The practical consequences are severe in cap-subject cases. If felony charges are filed during the interval between the initial judge’s reserved decision and assignment to a new judge, the new judge can hold a new hearing and reassess eligibility on good moral character grounds. Applicants who believed their relief was “locked in” by the first judge’s intent to grant may find their cases reopened, their records updated with new convictions or charges, and their eligibility reassessed from scratch.

Even if OPPM 17-04 were binding, its five-day issuance guideline applies only when the same IJ who drafted the reserved decision remains available; Section IX of the OPPM governs situations involving a different IJ and contains no timing requirement.

If your client’s case involves a long delay between reservation and issuance, and a new judge was assigned, you now face an uphill fight in the Fourth Circuit claiming procedural error—because the court has told you the memo is not law.

Way forward

  • For capped-relief cases with reserved decisions: Document any material change in circumstances (new criminal charges, immigration violations) between the initial hearing and visa availability. The more time that passes, the greater the risk that a new judge will find new grounds to reassess.

  • If representing a client facing recalendaring: Argue that any interval judge should follow the substance of the original reserved decision where no material change in law or fact has occurred since the first judge’s written findings. The Fourth Circuit did not hold that judges must reopen cases; only that they may if they choose.

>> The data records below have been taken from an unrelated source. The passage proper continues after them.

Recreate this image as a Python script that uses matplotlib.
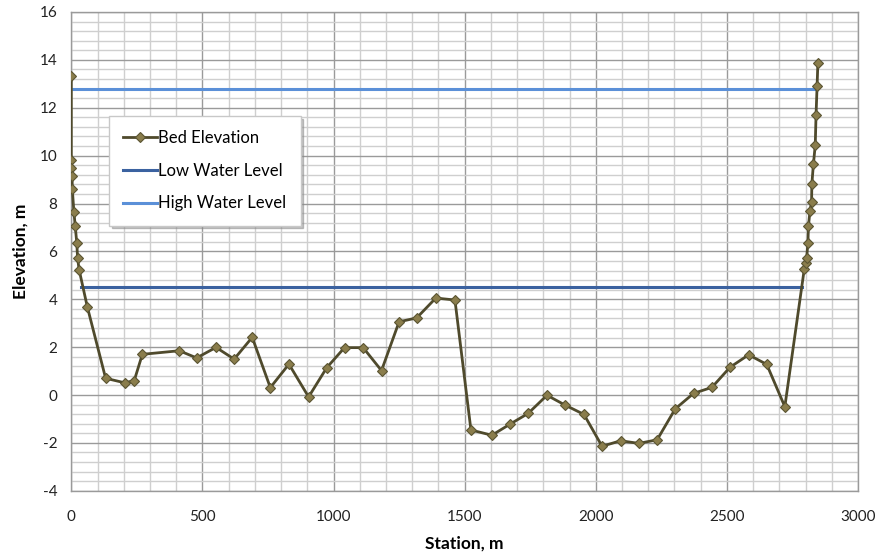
import matplotlib
matplotlib.use("Agg")
import matplotlib.pyplot as plt
from matplotlib.ticker import MultipleLocator

# Bed profile (station m, elevation m)
station = [0, 0, 0, 3, 4, 10, 15, 21, 24, 30, 61,
           131, 204, 240, 271, 412, 478, 552, 621, 690, 759, 830,
           905, 974, 1042, 1113, 1183, 1250, 1317, 1390, 1463,
           1524, 1604, 1674, 1742, 1814, 1883, 1955, 2024, 2095, 2164, 2234,
           2303, 2373, 2443, 2512, 2583, 2652, 2721,
           2795, 2800, 2804, 2809, 2811, 2817, 2823, 2824, 2830, 2837, 2840, 2844, 2847]
elevation = [13.34, 9.82, 9.49, 9.16, 8.59, 7.64, 7.06, 6.35, 5.72, 5.23, 3.69,
             0.70, 0.51, 0.60, 1.70, 1.85, 1.55, 1.99, 1.50, 2.41, 0.31, 1.29,
             -0.08, 1.14, 1.98, 1.98, 1.02, 3.06, 3.22, 4.05, 3.97,
             -1.46, -1.68, -1.21, -0.77, -0.01, -0.42, -0.81, -2.14, -1.91, -2.02, -1.87,
             -0.58, 0.07, 0.32, 1.16, 1.68, 1.28, -0.49,
             5.25, 5.53, 5.71, 6.34, 7.05, 7.70, 8.07, 8.81, 9.65, 10.44, 11.70, 12.91, 13.88]

low_x = [38, 2785]
low_y = [4.5, 4.5]
high_x = [0, 2844]
high_y = [12.8, 12.8]

x_ticks = [0, 500, 1000, 1500, 2000, 2500, 3000]
y_ticks = [-4, -2, 0, 2, 4, 6, 8, 10, 12, 14, 16]

font = ["Lato", "DejaVu Sans"]
plt.rcParams["font.family"] = font
plt.rcParams["axes.unicode_minus"] = False

fig = plt.figure(figsize=(8.8, 5.55), dpi=100)
ax = fig.add_axes([0.081, 0.1157, 0.894, 0.8627])

ax.set_xlim(0, 3000)
ax.set_ylim(-4, 16)
ax.set_xticks(x_ticks)
ax.set_yticks(y_ticks)
ax.xaxis.set_minor_locator(MultipleLocator(100))
ax.yaxis.set_minor_locator(MultipleLocator(0.4))
ax.grid(which="major", color="#9a9a9a", linewidth=1.0, zorder=0)
ax.grid(which="minor", color="#cfcfcf", linewidth=1.0, zorder=0)
ax.set_axisbelow(True)
ax.tick_params(which="both", length=0)
ax.tick_params(axis="x", pad=14, labelsize=11, colors="#222222")
ax.tick_params(axis="y", pad=10, labelsize=11, colors="#222222")
for s in ax.spines.values():
    s.set_color("#9a9a9a")
    s.set_linewidth(1.0)

ax.plot(station, elevation, color="#4f4a2c", linewidth=2.0, marker="D",
        markersize=5.5, markerfacecolor="#8a7d4c", markeredgecolor="#5a5432",
        markeredgewidth=0.8, label="Bed Elevation", zorder=3)
ax.plot(low_x, low_y, color="#3b62a0", linewidth=2.2, label="Low Water Level", zorder=2)
ax.plot(high_x, high_y, color="#5b90d8", linewidth=2.2, label="High Water Level", zorder=2)

ax.set_xlabel("Station, m", fontsize=12.5, fontweight="bold", labelpad=8)
ax.set_ylabel("Elevation, m", fontsize=12.5, fontweight="bold", labelpad=8)

leg = ax.legend(loc="upper left", bbox_to_anchor=(0.048, 0.783), fontsize=12,
                handlelength=2.0, handletextpad=0.1, labelspacing=1.0,
                borderpad=0.85, fancybox=False, shadow={"color": "#888888", "alpha": 0.5},
                framealpha=1.0, edgecolor="#c8c8c8", borderaxespad=0)
leg.get_frame().set_linewidth(1.0)

fig.savefig("out.png", dpi=100)
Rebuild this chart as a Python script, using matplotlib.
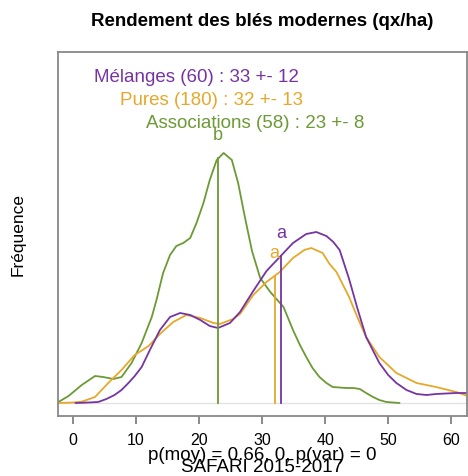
import matplotlib.pyplot as plt

plt.rcParams['font.family'] = ['Liberation Sans', 'DejaVu Sans']

# density curves (relative units, 0 = baseline)
assoc_x = [-2.3, -0.7, 1.4, 3.5, 4.8, 6.4, 7.7, 9.3, 10.9, 12.5, 13.25, 14.3, 15.4, 16.4,
           17.5, 18.6, 19.6, 20.7, 21.7, 22.8, 23.9, 25.2, 26.2, 27.3, 28.4, 29.7, 31.3,
           33.4, 34.9, 36.0, 37.0, 38.0, 39.1, 40.2, 41.2, 43.3, 44.5, 45.5, 46.5, 47.6,
           48.6, 49.7, 51.8]
assoc_y = [1, 7, 18, 27, 26, 24, 26, 40, 60, 86, 103, 130, 148, 157,
           160, 165, 180, 200, 223, 243, 250, 243, 220, 185, 152, 125, 111,
           96, 73, 58, 46, 35, 26, 20, 16, 15, 15, 14, 10, 6,
           3, 1, 0]

pures_x = [-2.4, 0.0, 1.4, 3.5, 5.6, 7.7, 9.8, 12.0, 13.8, 15.9, 18.0, 20.2, 22.3, 23.3,
           25.4, 26.5, 28.6, 30.7, 32.8, 34.9, 36.7, 37.8, 39.6, 40.7, 41.8, 43.8, 45.1,
           46.5, 48.6, 51.3, 54.5, 57.6, 60.8, 62.6]
pures_y = [0, 0.5, 1.3, 6, 20, 33, 48, 57, 69, 81, 88, 85, 80, 79,
           84, 89, 108, 121, 131, 145, 153, 155, 150, 139, 131, 106, 86,
           66, 46, 30, 20, 16, 11, 7]

melanges_x = [0.4, 2.5, 4.0, 5.3, 6.6, 7.7, 8.8, 9.8, 10.9, 12.2, 13.8, 15.4, 17.0, 18.6,
              20.2, 21.7, 23.0, 24.9, 26.5, 28.6, 30.7, 32.8, 34.9, 37.0, 38.6, 40.2,
              41.3, 42.3, 43.8, 45.1, 46.5, 48.6, 50.0, 51.3, 52.9, 54.5, 56.1, 57.6,
              60.8, 62.6]
melanges_y = [0, 0.5, 1, 4, 8, 13, 20, 27, 36, 53, 73, 86, 90, 88,
              83, 77, 75, 80, 91, 112, 132, 146, 160, 169, 171, 167,
              161, 153, 124, 95, 66, 40, 28, 20, 13, 9, 8, 9,
              10, 10]

# means, density at mean, and letters
means = [33, 32, 23]
mean_heights = [147, 127, 245]
letters = ['a', 'a', 'b']
labels = ['Mélanges (60) : 33 +- 12', 'Pures (180) : 32 +- 13', 'Associations (58) : 23 +- 8']
colors = ['#7634a3', '#e6a82b', '#6c9a35']

fig = plt.figure(figsize=(4.68, 4.76), dpi=100)
ax = fig.add_axes([58 / 468, 1 - 416 / 476, (467 - 58) / 468, (416 - 52) / 476])

ax.axhline(0, color='#e3e3e3', lw=1, zorder=0)
line_style = dict(lw=1.3, solid_joinstyle='round', solid_capstyle='round')
ax.plot(assoc_x, assoc_y, color=colors[2], **line_style)
ax.plot(pures_x, pures_y, color=colors[1], **line_style)
ax.plot(melanges_x, melanges_y, color=colors[0], **line_style)

for m, h, let, c in zip(means, mean_heights, letters, colors):
    ax.plot([m, m], [0, h], color=c, lw=1.3)
    ax.text(m, h + 22, let, color=c, ha='center', va='center', fontsize=13)

ax.set_xlim(-2.37, 62.5)
ax.set_ylim(-13, 351)
ax.set_xticks([0, 10, 20, 30, 40, 50, 60])
ax.set_yticks([])
ax.tick_params(axis='x', length=6, width=1.2, color='#777777', pad=6, labelsize=11.5)
for s in ax.spines.values():
    s.set_color('#888888')
    s.set_linewidth(1.3)

for i, (lab, c) in enumerate(zip(labels, colors)):
    fig.text((95 + 26 * i - 1) / 468, 1 - (77 + 23.5 * i) / 476, lab, color=c,
             ha='left', va='center', fontsize=13.5)

fig.text(262.5 / 468, 1 - 22 / 476, 'Rendement des blés modernes (qx/ha)',
         ha='center', va='center', fontsize=13.5, fontweight='bold')
fig.text(18 / 468, 1 - 235 / 476, 'Fréquence', rotation=90,
         ha='center', va='center', fontsize=12.5)
fig.text(262.5 / 468, 1 - 455 / 476, 'p(moy) = 0.66, 0, p(var) = 0',
         ha='center', va='center', fontsize=13.5)
fig.text(262.5 / 468, 1 - 468 / 476, 'SAFARI 2015-2017',
         ha='center', va='center', fontsize=13.5)

fig.savefig('out.png', dpi=100)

  • In other circuits: Check your circuit’s position on whether OPPM 17-04 or similar memos are binding. The Fourth Circuit is not alone in treating internal guidance as non-binding, but the law varies by jurisdiction.

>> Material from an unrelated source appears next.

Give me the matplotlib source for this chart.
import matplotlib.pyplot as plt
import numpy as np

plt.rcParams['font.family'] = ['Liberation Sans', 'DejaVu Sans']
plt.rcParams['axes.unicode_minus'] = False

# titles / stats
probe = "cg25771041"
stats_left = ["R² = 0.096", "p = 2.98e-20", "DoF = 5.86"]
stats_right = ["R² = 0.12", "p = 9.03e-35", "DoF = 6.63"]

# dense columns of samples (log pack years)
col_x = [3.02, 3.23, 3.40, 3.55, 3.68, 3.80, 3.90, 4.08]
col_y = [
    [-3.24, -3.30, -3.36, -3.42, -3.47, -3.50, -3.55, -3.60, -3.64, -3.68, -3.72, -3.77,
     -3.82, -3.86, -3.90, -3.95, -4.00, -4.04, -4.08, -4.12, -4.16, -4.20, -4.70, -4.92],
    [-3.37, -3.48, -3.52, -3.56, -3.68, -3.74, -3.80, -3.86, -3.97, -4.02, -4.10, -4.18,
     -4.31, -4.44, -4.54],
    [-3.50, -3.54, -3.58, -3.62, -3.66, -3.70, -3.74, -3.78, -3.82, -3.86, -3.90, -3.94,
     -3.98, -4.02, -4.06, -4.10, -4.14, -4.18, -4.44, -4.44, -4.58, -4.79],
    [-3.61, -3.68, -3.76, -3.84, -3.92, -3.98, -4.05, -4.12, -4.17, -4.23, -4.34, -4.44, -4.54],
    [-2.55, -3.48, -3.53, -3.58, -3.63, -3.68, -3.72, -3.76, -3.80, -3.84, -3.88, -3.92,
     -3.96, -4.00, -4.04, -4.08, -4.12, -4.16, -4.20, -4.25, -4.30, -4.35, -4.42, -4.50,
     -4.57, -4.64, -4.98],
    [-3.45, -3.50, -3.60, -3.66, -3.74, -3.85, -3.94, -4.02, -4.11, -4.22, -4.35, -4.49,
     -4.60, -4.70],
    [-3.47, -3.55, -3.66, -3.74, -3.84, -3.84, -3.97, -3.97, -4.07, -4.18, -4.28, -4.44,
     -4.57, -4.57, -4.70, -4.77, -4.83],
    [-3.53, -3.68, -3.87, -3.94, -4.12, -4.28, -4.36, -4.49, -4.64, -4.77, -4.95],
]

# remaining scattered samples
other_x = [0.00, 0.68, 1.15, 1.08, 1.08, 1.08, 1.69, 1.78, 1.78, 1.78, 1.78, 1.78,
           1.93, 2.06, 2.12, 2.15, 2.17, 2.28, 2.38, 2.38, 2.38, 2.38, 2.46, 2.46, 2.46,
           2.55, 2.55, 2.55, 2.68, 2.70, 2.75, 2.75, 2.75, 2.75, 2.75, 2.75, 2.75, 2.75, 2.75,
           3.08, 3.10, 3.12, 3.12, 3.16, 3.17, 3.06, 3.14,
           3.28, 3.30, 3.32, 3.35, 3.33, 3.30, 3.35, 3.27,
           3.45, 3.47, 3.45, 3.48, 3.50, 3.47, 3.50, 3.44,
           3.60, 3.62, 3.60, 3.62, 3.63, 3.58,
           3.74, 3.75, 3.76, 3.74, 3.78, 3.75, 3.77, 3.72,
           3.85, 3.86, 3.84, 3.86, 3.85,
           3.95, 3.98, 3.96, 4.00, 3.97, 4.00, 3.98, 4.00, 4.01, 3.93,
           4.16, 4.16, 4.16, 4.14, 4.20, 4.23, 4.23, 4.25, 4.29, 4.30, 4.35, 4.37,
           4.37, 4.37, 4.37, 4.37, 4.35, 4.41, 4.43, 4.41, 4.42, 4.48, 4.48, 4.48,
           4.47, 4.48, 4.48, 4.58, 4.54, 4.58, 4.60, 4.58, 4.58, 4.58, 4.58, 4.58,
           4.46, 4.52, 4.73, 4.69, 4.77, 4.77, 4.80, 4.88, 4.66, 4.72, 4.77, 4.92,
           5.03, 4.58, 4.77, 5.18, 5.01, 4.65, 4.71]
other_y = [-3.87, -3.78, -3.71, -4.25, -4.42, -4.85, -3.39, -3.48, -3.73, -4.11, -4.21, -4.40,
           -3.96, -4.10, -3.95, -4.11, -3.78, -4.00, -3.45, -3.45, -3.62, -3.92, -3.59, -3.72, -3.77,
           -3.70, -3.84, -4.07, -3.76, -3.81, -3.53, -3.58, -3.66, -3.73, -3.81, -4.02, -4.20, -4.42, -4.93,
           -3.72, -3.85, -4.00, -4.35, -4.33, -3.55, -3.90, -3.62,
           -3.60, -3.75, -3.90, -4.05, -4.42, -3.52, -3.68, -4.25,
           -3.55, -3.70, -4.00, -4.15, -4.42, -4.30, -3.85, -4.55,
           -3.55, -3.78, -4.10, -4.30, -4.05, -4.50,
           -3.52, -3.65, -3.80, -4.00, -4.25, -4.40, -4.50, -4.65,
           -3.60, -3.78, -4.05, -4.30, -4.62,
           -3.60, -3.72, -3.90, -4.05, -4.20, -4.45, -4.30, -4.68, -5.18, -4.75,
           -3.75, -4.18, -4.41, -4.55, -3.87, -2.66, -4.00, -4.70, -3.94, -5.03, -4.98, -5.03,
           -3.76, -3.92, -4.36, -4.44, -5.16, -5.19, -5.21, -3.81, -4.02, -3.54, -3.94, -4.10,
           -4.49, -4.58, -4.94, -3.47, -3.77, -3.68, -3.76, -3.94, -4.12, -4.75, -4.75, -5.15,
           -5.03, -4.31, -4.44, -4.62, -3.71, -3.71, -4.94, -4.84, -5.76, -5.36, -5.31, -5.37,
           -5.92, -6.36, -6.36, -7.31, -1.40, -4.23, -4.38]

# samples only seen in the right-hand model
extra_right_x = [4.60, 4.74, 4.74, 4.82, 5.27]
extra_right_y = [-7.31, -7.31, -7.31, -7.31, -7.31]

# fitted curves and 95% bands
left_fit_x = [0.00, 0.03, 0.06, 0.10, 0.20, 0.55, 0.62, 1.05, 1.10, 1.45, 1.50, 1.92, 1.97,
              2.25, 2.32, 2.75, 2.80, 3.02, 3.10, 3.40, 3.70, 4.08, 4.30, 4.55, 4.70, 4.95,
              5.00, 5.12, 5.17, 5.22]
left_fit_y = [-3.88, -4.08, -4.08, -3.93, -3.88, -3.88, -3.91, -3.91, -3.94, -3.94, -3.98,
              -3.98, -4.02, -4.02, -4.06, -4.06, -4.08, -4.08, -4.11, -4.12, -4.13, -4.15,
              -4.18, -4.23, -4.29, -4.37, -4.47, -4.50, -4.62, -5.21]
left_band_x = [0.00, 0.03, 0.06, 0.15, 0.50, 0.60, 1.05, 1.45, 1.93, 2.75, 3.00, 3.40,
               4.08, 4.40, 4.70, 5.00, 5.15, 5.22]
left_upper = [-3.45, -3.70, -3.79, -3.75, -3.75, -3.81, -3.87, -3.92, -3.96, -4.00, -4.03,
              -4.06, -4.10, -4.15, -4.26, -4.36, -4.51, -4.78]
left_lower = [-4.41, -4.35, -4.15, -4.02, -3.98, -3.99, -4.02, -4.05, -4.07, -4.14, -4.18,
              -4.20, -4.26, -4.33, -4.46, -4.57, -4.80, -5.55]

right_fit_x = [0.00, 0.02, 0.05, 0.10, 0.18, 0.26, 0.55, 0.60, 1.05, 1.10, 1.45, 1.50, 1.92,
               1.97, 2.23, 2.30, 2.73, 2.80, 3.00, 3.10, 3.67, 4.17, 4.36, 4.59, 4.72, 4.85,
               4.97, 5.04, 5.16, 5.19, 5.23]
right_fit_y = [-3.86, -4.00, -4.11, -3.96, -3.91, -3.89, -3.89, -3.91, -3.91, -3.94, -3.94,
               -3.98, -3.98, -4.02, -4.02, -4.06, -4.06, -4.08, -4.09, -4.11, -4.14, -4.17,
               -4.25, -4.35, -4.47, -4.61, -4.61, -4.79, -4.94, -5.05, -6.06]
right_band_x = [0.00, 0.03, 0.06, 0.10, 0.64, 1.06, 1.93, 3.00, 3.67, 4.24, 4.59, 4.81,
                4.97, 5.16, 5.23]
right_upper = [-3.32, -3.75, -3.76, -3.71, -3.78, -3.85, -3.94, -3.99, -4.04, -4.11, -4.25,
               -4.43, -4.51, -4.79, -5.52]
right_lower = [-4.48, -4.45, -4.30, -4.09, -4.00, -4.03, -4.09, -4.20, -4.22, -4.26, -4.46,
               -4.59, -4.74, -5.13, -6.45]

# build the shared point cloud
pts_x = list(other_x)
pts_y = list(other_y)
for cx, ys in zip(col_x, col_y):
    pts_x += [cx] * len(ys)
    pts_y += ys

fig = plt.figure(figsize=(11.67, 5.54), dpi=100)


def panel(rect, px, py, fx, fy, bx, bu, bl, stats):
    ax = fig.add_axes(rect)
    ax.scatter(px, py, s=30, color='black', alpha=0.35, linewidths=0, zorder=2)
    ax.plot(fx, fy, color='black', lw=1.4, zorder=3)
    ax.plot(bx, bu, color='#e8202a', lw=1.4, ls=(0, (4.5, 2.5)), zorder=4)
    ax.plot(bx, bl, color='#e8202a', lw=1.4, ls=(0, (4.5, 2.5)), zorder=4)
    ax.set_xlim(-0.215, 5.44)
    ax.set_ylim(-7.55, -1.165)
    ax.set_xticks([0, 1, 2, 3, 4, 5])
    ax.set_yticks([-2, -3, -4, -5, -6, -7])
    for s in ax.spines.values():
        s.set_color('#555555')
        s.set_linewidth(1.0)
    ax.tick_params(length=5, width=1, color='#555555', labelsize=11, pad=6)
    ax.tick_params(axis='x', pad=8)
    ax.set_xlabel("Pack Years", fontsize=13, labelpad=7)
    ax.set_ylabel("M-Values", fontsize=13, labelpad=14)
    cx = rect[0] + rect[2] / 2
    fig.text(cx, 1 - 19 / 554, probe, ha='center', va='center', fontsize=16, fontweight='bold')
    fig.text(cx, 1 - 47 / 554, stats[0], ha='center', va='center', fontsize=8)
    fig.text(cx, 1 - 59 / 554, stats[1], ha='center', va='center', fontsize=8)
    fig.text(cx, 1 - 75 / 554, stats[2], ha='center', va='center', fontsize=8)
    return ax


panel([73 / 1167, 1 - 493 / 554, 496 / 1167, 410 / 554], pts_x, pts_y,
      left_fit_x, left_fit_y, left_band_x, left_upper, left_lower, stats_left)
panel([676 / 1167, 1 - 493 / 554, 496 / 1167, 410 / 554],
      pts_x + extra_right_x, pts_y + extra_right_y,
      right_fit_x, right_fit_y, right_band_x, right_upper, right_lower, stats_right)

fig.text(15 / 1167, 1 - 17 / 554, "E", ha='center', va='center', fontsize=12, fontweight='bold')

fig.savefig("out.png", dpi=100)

  • At the BIA: When appealing to the Board, distinguish between procedural abuse (judge capriciously departing from first judge’s reasoning) and the mere fact that a memo was not followed. Cite the regulation (8 C.F.R. § 1240.21) and statutory language, not the memo.

Disclaimer

This is a summary of case law provided for informational purposes only and should not be construed as legal advice. The immigration law addressed here can change without notice, and federal court precedent may evolve. Always consult a qualified immigration attorney licensed in your state and verify current law against primary court opinions and agency guidance before relying on this analysis in any legal matter. The full court opinion is available through federal courts databases and your case’s jurisdiction.